A report in Congo-Brazzaville suggests that President Denis Sassou N’Guesso may adopt a posture of openness toward the opposition following his re-election, in a move that would reshape the country’s political balance.
According to Les Échos Congo Brazzaville, the president is considering bringing opposition figures into his governance. The newspaper presents this as a deliberate political signal rather than a passing rumour.
An Opposition Name Floated For The Premiership
At the centre of the reported scenario is Pascal Tsaty Mabiala, leader of the Union panafricaine pour la démocratie sociale, known as UPADS. His name is said to be advanced for the post of prime minister.

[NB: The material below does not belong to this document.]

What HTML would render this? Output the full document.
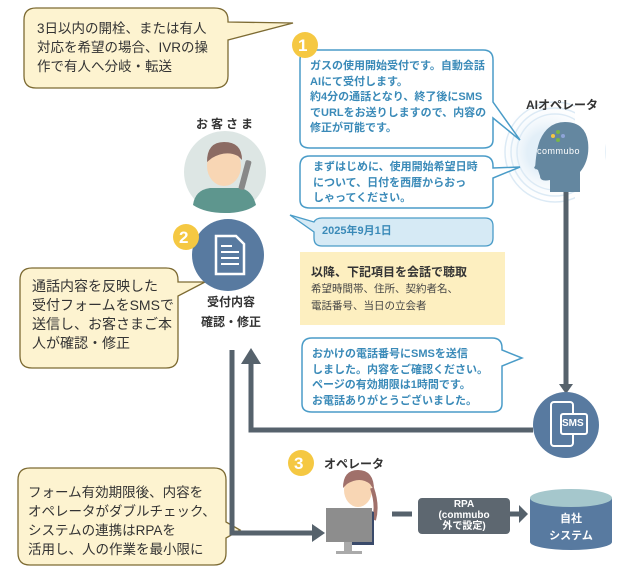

Should the arrangement materialise, it would mark a notable shift in the Congolese institutional landscape. It would place a long-standing opposition figure inside the executive, an unusual step in recent political memory.
The newspaper was careful to underline that it stood by its account. It specified that the report was “neither an April Fools’ joke, nor an AI illusion,” language meant to pre-empt scepticism about the claim.
A Decisive Electoral Backdrop
The reported overture follows the March 2026 presidential election. In that ballot, Denis Sassou N’Guesso was returned to office with 94.90 percent of the vote.
The result was validated by the Constitutional Court, giving the outcome formal legal standing. It is against this backdrop of a commanding electoral margin that the question of opening the government to the opposition now arises.
For now, the scenario remains a reported possibility rather than a confirmed appointment. Its significance lies in what it would represent: the integration of a historic opposition voice into the machinery of power (Les Échos Congo Brazzaville).